* _Problem_:
Restate, exactly and without pictures, the lines from the start of the listing below through the line holding "plt.rcParams['font.family'] = ['Liberation".
▬▬▬▬▬▬▬▬▬▬
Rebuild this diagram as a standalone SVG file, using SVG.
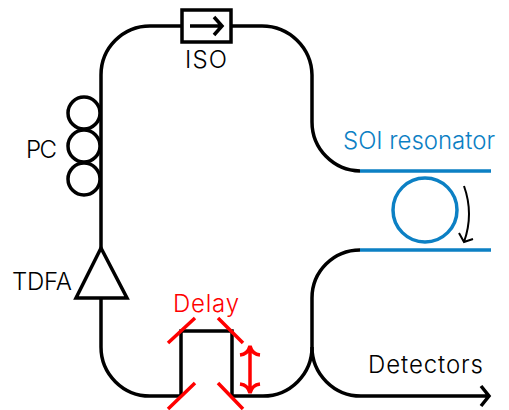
<svg xmlns="http://www.w3.org/2000/svg" width="509" height="410" viewBox="0 0 509 410">
<style>
.k{fill:none;stroke:#000;stroke-width:3.5}
.b{fill:none;stroke:#0c80c4;stroke-width:3.5}
.r{fill:none;stroke:#f00;stroke-width:3.5}
text{font-family:"Inter","Noto Sans",sans-serif;font-size:24px;font-weight:300}
</style>
<rect width="509" height="410" fill="#fff"/>
<g id="connectors">
<path class="k" d="M181 396H150A49 49 0 0 1 101 347V298M101 248V75A49 49 0 0 1 150 26H181M231 26H262A50 50 0 0 1 312 75V122A49 49 0 0 0 360 171"/>
<path class="k" d="M360 250A48 48 0 0 0 312 298V347A49 49 0 0 1 263 396H232"/>
<path class="k" d="M312 347A49 49 0 0 0 361 396H488M481 386L489 396L481 406"/>
<path class="k" style="stroke-width:2" d="M464 186Q474 214 464 242M459 233L464 242L473 239"/>
</g>
<g id="iso"><rect class="k" x="182" y="10" width="49" height="32"/><path class="k" d="M190 26H222M214 17L222 26L214 35"/><text x="185" y="68" textLength="42">ISO</text></g>
<g id="pc"><circle class="k" cx="84" cy="113" r="16"/><circle class="k" cx="84" cy="146" r="16"/><circle class="k" cx="84" cy="179" r="16"/><text x="26" y="158" textLength="31">PC</text></g>
<g id="tdfa"><path class="k" d="M101 248L127 298H76Z"/><text x="12" y="290" textLength="60">TDFA</text></g>
<g id="delay"><path class="k" d="M181 396V331H232V396"/>
<path class="r" d="M168 343L195 318M218 318L243 343M168 409L195 383M218 383L243 409"/>
<path class="r" d="M250 347V392M240 355Q248 354 250 346Q252 354 260 355M240 384Q248 385 250 393Q252 385 260 384"/>
<text x="173" y="312" fill="#f00" textLength="66">Delay</text></g>
<g id="soi"><path class="b" d="M360 171H491M360 250H491"/><circle class="b" cx="425" cy="210" r="32"/><text x="343" y="149" fill="#0c80c4" textLength="152">SOI resonator</text></g>
<g id="detectors"><text x="368" y="373" textLength="115">Detectors</text></g>
</svg>
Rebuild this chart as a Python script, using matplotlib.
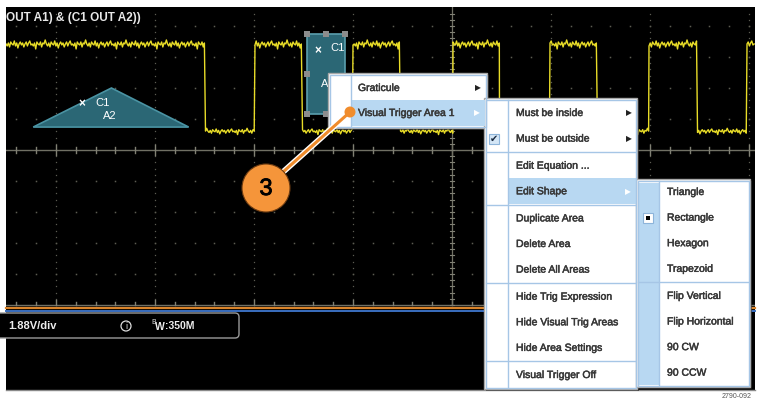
import numpy as np
import matplotlib.pyplot as plt
from matplotlib.patches import Rectangle, Polygon, Circle, FancyBboxPatch
import matplotlib.patheffects as pe

plt.rcParams['font.family'] = ['Liberation Sans', 'DejaVu Sans']

# --- waveform data (time in divisions, 0 = centre of the time axis) ---------
EDGE_TIMES = [-2.49, -1.99, -1.51, -1.00, -0.52, 0.01,
              0.48, 0.99, 1.47, 1.99, 2.48, 2.98]
LEVEL_HIGH = 3.42          # divisions above the centre line
LEVEL_LOW = 0.61
# hand read noise on the trace, in pixels (cycled along the trace)
JITTER_PX = [0, -2, 1, -3, 2, 0, -1, 3, -2, 1, -4, 0, 2, -1, 1, -3,
             0, 2, -2, 1, 3, -1, 0, -2, 1, -5, 2, 0, -1, 2, -3, 1, 0, 4]

TITLE = "OUT A1) & (C1 OUT A2))"
SCALE_TEXT = "1.88V/div"
BW_TEXT = "350M"

# visual trigger areas (divisions)
TRIANGLE = [(-4.23, 0.74), (-3.44, 2.0), (-2.66, 0.74)]
RECT_AREA = (-1.465, 1.16, 0.385, 2.58)   # x, y, w, h

MENU_MAIN = ["Graticule", "Visual Trigger Area 1"]
MENU_AREA = ["Must be inside", "Must be outside", "Edit Equation ...",
             "Edit Shape", "Duplicate Area", "Delete Area",
             "Delete All Areas", "Hide Trig Expression",
             "Hide Visual Trig Areas", "Hide Area Settings",
             "Visual Trigger Off"]
MENU_SHAPE = ["Triangle", "Rectangle", "Hexagon", "Trapezoid",
              "Flip Vertical", "Flip Horizontal", "90 CW", "90 CCW"]

PX_X, PX_Y = 99.0, 31.0     # pixels per division
X0_PX, Y0_PX = 452.0, 150.0  # pixel position of the centre lines

fig = plt.figure(figsize=(7.6, 4.04), dpi=100, facecolor="white")

# --- scope screen ----------------------------------------------------------
L, R, T, B = 6, 755, 7, 390
scope = fig.add_axes([L / 760, (404 - B) / 404, (R - L) / 760, (B - T) / 404])
scope.set_facecolor("black")
scope.set_xlim((L - X0_PX) / PX_X, (R - X0_PX) / PX_X)
scope.set_ylim((Y0_PX - B) / PX_Y, (Y0_PX - T) / PX_Y)
scope.set_xticks([]); scope.set_yticks([])
for s in scope.spines.values():
    s.set_visible(False)

grid_c = "#5c5c52"
minor_x = np.arange(-4.4, 3.01, 0.2)
for row in [4, 3, 2, 1, -1, -2, -3, -4]:
    scope.plot(minor_x, np.full_like(minor_x, row), ls="none", marker="s",
               ms=1.1, color=grid_c, mec="none")
dots_y = np.arange(-5, 4.6, 0.2)
for col in [-4, -3, -2, -1, 1, 2, 3]:
    scope.plot(np.full_like(dots_y, col), dots_y, ls="none", marker="s",
               ms=0.9, color=grid_c, mec="none")
# centre lines and bottom edge with tick marks
for yy, up_only in [(0, False), (-5, True)]:
    scope.axhline(yy, color="#707064", lw=1.0)
    for tx in minor_x:
        major = abs(tx - round(tx)) < 1e-6
        h = (5 if major else 3) / PX_Y
        scope.plot([tx, tx], [yy, yy + h] if up_only else [yy - h, yy + h],
                   color="#808074", lw=1.0)
scope.plot([0, 0], [-5, 4.6], color="#707064", lw=0.9)
for ty in np.arange(-5, 4.6, 0.2):
    scope.plot([-0.025, 0.025], [ty, ty], color="#808074", lw=0.8)

# trace
xs, ys = [], []
bounds = [scope.get_xlim()[0]] + EDGE_TIMES + [scope.get_xlim()[1]]
k = 0
for i in range(len(bounds) - 1):
    lvl = LEVEL_HIGH if i % 2 == 0 else LEVEL_LOW
    amp = 1.0 if i % 2 == 0 else 0.7
    for t in np.arange(bounds[i], bounds[i + 1], 0.012):
        xs.append(t)
        ys.append(lvl + amp * JITTER_PX[k % len(JITTER_PX)] / PX_Y)
        k += 1
scope.plot(xs, ys, color="#e8dc28", lw=1.0)

# trigger areas
scope.add_patch(Polygon(TRIANGLE, closed=True, fc="#2b6775", ec="#4a93a3",
                        lw=1.2, zorder=5))
rx, ry, rw, rh = RECT_AREA
scope.add_patch(Rectangle((rx, ry), rw, rh, fc="#2b6775", ec="#5b9fae",
                          lw=1.2, zorder=5))
hs = 0.06
for hx, hy in [(rx, ry), (rx + rw / 2, ry), (rx + rw, ry),
               (rx, ry + rh / 2), (rx, ry + rh), (rx + rw / 2, ry + rh),
               (rx + rw, ry + rh)]:
    scope.add_patch(Rectangle((hx - hs / 2, hy - hs * 3 / 2), hs, hs * 3,
                              fc="#8c8c8c", ec="none", zorder=6))

# --- overlay in pixel coordinates -----------------------------------------
ui = fig.add_axes([0, 0, 1, 1])
ui.set_xlim(0, 760); ui.set_ylim(404, 0); ui.axis("off")

ui.text(6, 18, TITLE, color="#e8e8e8", fontsize=8.5, fontweight="bold",
        va="center", ha="left")

# trigger area labels
ui.text(82, 104, "×", color="white", fontsize=8.5, fontweight="bold",
        va="center", ha="center")
ui.text(95, 103, "C1", color="white", fontsize=8, va="center")
ui.text(103, 116, "A2", color="white", fontsize=8, va="center")
ui.text(318, 51, "×", color="white", fontsize=8.5, fontweight="bold",
        va="center", ha="center")
ui.text(330, 48, "C1", color="white", fontsize=8, va="center")
ui.text(321, 84, "A", color="white", fontsize=8, va="center")

# bottom bar
ui.plot([L, R], [307.5, 307.5], color="#d9842b", lw=1.6)
ui.plot([L, R], [310.5, 310.5], color="#3a6fc0", lw=1.4)
ui.add_patch(FancyBboxPatch((-20, 313), 259, 25,
                            boxstyle="round,pad=0,rounding_size=4",
                            fc="black", ec="#9a9a9a", lw=1.0))
ui.text(8, 326, SCALE_TEXT, color="#eeeeee", fontsize=8, fontweight="bold",
        va="center")
ui.add_patch(Circle((126, 326), 5, fc="none", ec="#dddddd", lw=0.9))
ui.text(126, 326.5, "i", color="#dddddd", fontsize=6.5, va="center",
        ha="center")
ui.text(151, 322, "B", color="#dddddd", fontsize=5, va="center")
ui.text(155, 327, "W", color="#eeeeee", fontsize=7.5, fontweight="bold",
        va="center")
ui.text(165, 326, ":" + BW_TEXT, color="#eeeeee", fontsize=7.5,
        fontweight="bold", va="center")
ui.plot([L, R], [390, 390], color="#8a8a8a", lw=1.0)

# --- context menus ---------------------------------------------------------
TXT = "#383838"
HL = "#b8d8f2"
EDGE_BLUE = "#a6c6e6"
thick = [pe.Stroke(linewidth=0.35, foreground=TXT), pe.Normal()]


def draw_menu(x0, y0, x1, y1, gx, gutter_fill=None):
    ui.add_patch(Rectangle((x0 + 2, y0 + 2), x1 - x0, y1 - y0,
                           fc="#202020", ec="none", alpha=0.6, zorder=9))
    ui.add_patch(Rectangle((x0, y0), x1 - x0, y1 - y0, fc="white",
                           ec="#a8a8a8", lw=1.0, zorder=10))
    ui.add_patch(Rectangle((x0 + 1.5, y0 + 1.5), x1 - x0 - 3, y1 - y0 - 3,
                           fc="none", ec=EDGE_BLUE, lw=1.0, zorder=12))
    if gutter_fill:
        ui.add_patch(Rectangle((x0 + 2, y0 + 4), gx - x0 - 2, y1 - y0 - 6,
                               fc=gutter_fill, ec="none", zorder=11))
    ui.plot([gx, gx], [y0 + 2, y1 - 2], color=EDGE_BLUE, lw=1.0, zorder=12)


def item(x, y, s, color=TXT):
    ui.text(x, y, s, color=color, fontsize=7.5, va="center", ha="left",
            zorder=13, path_effects=thick)


def arrow(x, y, color="#222222"):
    ui.text(x, y, "▶", color=color, fontsize=5.5, va="center", ha="center",
            family="DejaVu Sans", zorder=13)


# menu 1
draw_menu(328, 73, 487, 128, 351)
ui.add_patch(Rectangle((351, 100), 134, 26, fc=HL, ec="none", zorder=11))
for i, s in enumerate(MENU_MAIN):
    item(358, 88 + 25 * i, s)
arrow(478, 88)
arrow(477, 113, "white")

# menu 2
sep_after = [1, 3, 6, 9]
draw_menu(484, 98, 637, 389, 508)
ys2 = []
for i, s in enumerate(MENU_AREA):
    ys2.append(113 + 25.6 * i + 1.5 * sum(1 for j in sep_after if j < i))
ui.add_patch(Rectangle((508, ys2[3] - 13), 128, 26, fc=HL, ec="none",
                       zorder=11))
for i, s in enumerate(MENU_AREA):
    item(516, ys2[i], s)
for j in sep_after:
    yy = (ys2[j] + ys2[j + 1]) / 2
    ui.plot([486, 635], [yy, yy], color=EDGE_BLUE, lw=1.0, zorder=12)
arrow(629, ys2[0]); arrow(629, ys2[1]); arrow(628, ys2[3], "white")
ui.add_patch(Rectangle((489, ys2[1] - 5), 10, 10, fc="#d4e6f6",
                       ec="#8db4da", lw=0.8, zorder=12))
ui.text(494, ys2[1], "✔", color="#1a2a40", fontsize=7, va="center",
        ha="center", family="DejaVu Sans", zorder=13)

# menu 3
draw_menu(636, 179, 750, 387, 659, gutter_fill=HL)
ys3 = [192 + 25.6 * i + (1.5 if i > 3 else 0) for i in range(len(MENU_SHAPE))]
for i, s in enumerate(MENU_SHAPE):
    item(667, ys3[i], s)
yy = (ys3[3] + ys3[4]) / 2
ui.plot([638, 748], [yy, yy], color=EDGE_BLUE, lw=1.0, zorder=12)
ui.add_patch(Rectangle((643, ys3[1] - 5), 10, 10, fc="white",
                       ec="#8db4da", lw=0.8, zorder=12))
ui.add_patch(Rectangle((646, ys3[1] - 2), 4, 4, fc="black", ec="none",
                       zorder=13))

# --- callout ---------------------------------------------------------------
ui.plot([283, 350], [172, 112], color="#f08c2c", lw=2.2, zorder=20,
        path_effects=[pe.Stroke(linewidth=4.2, foreground="white"),
                      pe.Normal()])
ui.add_patch(Circle((350, 112), 5.5, fc="#f08c2c", ec="none", zorder=21))
ui.add_patch(Circle((266, 188), 24, fc="#f5953a", ec="#6b3a10", lw=0.8,
                    zorder=21))
ui.text(266, 189, "3", color="black", fontsize=17, va="center", ha="center",
        zorder=22, path_effects=[pe.Stroke(linewidth=0.6, foreground="black"),
                                 pe.Normal()])

ui.text(752, 397, "2790-092", color="#555555", fontsize=5, va="center",
        ha="right")

fig.savefig("out.png", dpi=100, facecolor="white")
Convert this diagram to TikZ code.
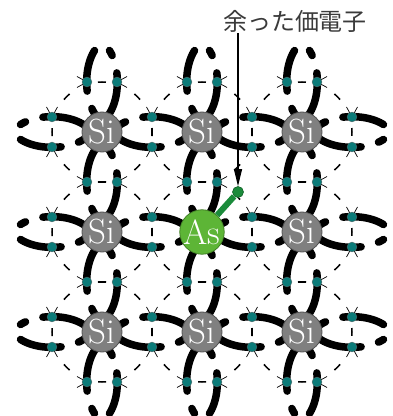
\documentclass[tikz,border=0pt]{standalone}
\usepackage{fontspec}
\newfontfamily\jpfont{Noto Sans CJK JP}
\usetikzlibrary{arrows.meta}
\usepackage{xcolor}
\definecolor{atomgray}{HTML}{808080}
\definecolor{atomedge}{HTML}{505050}
\definecolor{valence}{HTML}{0B7B79}
\definecolor{asgreen}{HTML}{5DB536}
\definecolor{sparegreen}{HTML}{1B8B3B}
\definecolor{notegray}{HTML}{3A3A3A}

% one bonding arm: atom at origin, neighbour at (100,0)
\tikzset{
  pics/bondarm/.style={code={
    \draw[bond] (-22:20) .. controls (35,-18) and (65,-18) .. (81.5,-7.5);
    \draw[elmark] (44.5,-25) -- (50,-15) -- (55.5,-25);
    \fill[electron] (50,-15) circle (5);
  }}
}

\begin{document}
\begin{tikzpicture}[
    x=1pt, y=1pt,
    bond/.style={line width=7.5pt, line cap=round, dash pattern=on 42pt off 18pt on 20pt},
    orbit/.style={line width=1.5pt, dash pattern=on 8pt off 31.27pt, dash phase=4pt},
    elmark/.style={line width=0.7pt},
    electron/.style={fill=valence, draw=black!60, line width=0.3pt},
    si/.style={circle, minimum size=40pt, inner sep=0pt, fill=atomgray, draw=atomedge, line width=0.8pt, text=white, font=\fontsize{35}{35}\selectfont},
    arsenic/.style={si, fill=asgreen, draw=asgreen!70!black},
    spare/.style={circle, minimum size=11pt, inner sep=0pt, fill=sparegreen, draw=sparegreen!70!black, line width=0.6pt},
    sparebond/.style={line width=6pt, color=sparegreen},
    note/.style={font=\jpfont\fontsize{24}{24}\selectfont, text=notegray, inner sep=1pt},
    pointer/.style={-{Triangle[length=17pt, width=8pt]}, line width=1.2pt},
]
\useasboundingbox (0,0) rectangle (392,416);

% lattice sites (outer ring only lends its half-bonds)
\foreach \i in {0,...,4}
  \foreach \j in {0,...,4}
    \coordinate (p-\i-\j) at (2+100*\i, 384-100*\j);

% dashed shells
\foreach \i in {1,2,3}
  \foreach \j in {1,2,3}
    \draw[orbit] (p-\i-\j) circle (50);

% bonds of the 3x3 crystal
\foreach \i in {1,2,3}
  \foreach \j in {1,2,3}
    \foreach \r in {0,90,180,270}
      \pic[rotate=\r] at (p-\i-\j) {bondarm};

% half-bonds coming in from outside
\foreach \k in {1,2,3} {
  \pic[rotate=0] at (p-0-\k) {bondarm};
  \pic[rotate=180] at (p-4-\k) {bondarm};
  \pic[rotate=270] at (p-\k-0) {bondarm};
  \pic[rotate=90] at (p-\k-4) {bondarm};
}

% atoms
\foreach \s in {1-1,2-1,3-1,1-2,3-2,1-3,2-3,3-3}
  \node[si] (si-\s) at (p-\s) {Si};
\node[arsenic] (as) at (p-2-2) {As};

% fifth electron of As
\node[spare] (spare) at ([shift={(36,40)}]as.center) {};
\draw[sparebond] (as) -- (spare);

% label
\node[note] (note) at (295,395) {余った価電子};
\draw[pointer] (spare |- note.south) -- (spare.north);

\end{tikzpicture}
\end{document}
▬▬▬▬▬▬▬▬▬▬
* _Written solution_:
Rebuild this diagram as a standalone SVG file, using SVG.
<svg xmlns="http://www.w3.org/2000/svg" width="509" height="410" viewBox="0 0 509 410">
<style>
.k{fill:none;stroke:#000;stroke-width:3.5}
.b{fill:none;stroke:#0c80c4;stroke-width:3.5}
.r{fill:none;stroke:#f00;stroke-width:3.5}
text{font-family:"Inter","Noto Sans",sans-serif;font-size:24px;font-weight:300}
</style>
<rect width="509" height="410" fill="#fff"/>
<g id="connectors">
<path class="k" d="M181 396H150A49 49 0 0 1 101 347V298M101 248V75A49 49 0 0 1 150 26H181M231 26H262A50 50 0 0 1 312 75V122A49 49 0 0 0 360 171"/>
<path class="k" d="M360 250A48 48 0 0 0 312 298V347A49 49 0 0 1 263 396H232"/>
<path class="k" d="M312 347A49 49 0 0 0 361 396H488M481 386L489 396L481 406"/>
<path class="k" style="stroke-width:2" d="M464 186Q474 214 464 242M459 233L464 242L473 239"/>
</g>
<g id="iso"><rect class="k" x="182" y="10" width="49" height="32"/><path class="k" d="M190 26H222M214 17L222 26L214 35"/><text x="185" y="68" textLength="42">ISO</text></g>
<g id="pc"><circle class="k" cx="84" cy="113" r="16"/><circle class="k" cx="84" cy="146" r="16"/><circle class="k" cx="84" cy="179" r="16"/><text x="26" y="158" textLength="31">PC</text></g>
<g id="tdfa"><path class="k" d="M101 248L127 298H76Z"/><text x="12" y="290" textLength="60">TDFA</text></g>
<g id="delay"><path class="k" d="M181 396V331H232V396"/>
<path class="r" d="M168 343L195 318M218 318L243 343M168 409L195 383M218 383L243 409"/>
<path class="r" d="M250 347V392M240 355Q248 354 250 346Q252 354 260 355M240 384Q248 385 250 393Q252 385 260 384"/>
<text x="173" y="312" fill="#f00" textLength="66">Delay</text></g>
<g id="soi"><path class="b" d="M360 171H491M360 250H491"/><circle class="b" cx="425" cy="210" r="32"/><text x="343" y="149" fill="#0c80c4" textLength="152">SOI resonator</text></g>
<g id="detectors"><text x="368" y="373" textLength="115">Detectors</text></g>
</svg>
Rebuild this chart as a Python script, using matplotlib.
import numpy as np
import matplotlib.pyplot as plt
from matplotlib.patches import Rectangle, Polygon, Circle, FancyBboxPatch
import matplotlib.patheffects as pe

plt.rcParams['font.family'] = ['Liberation Sans', 'DejaVu Sans']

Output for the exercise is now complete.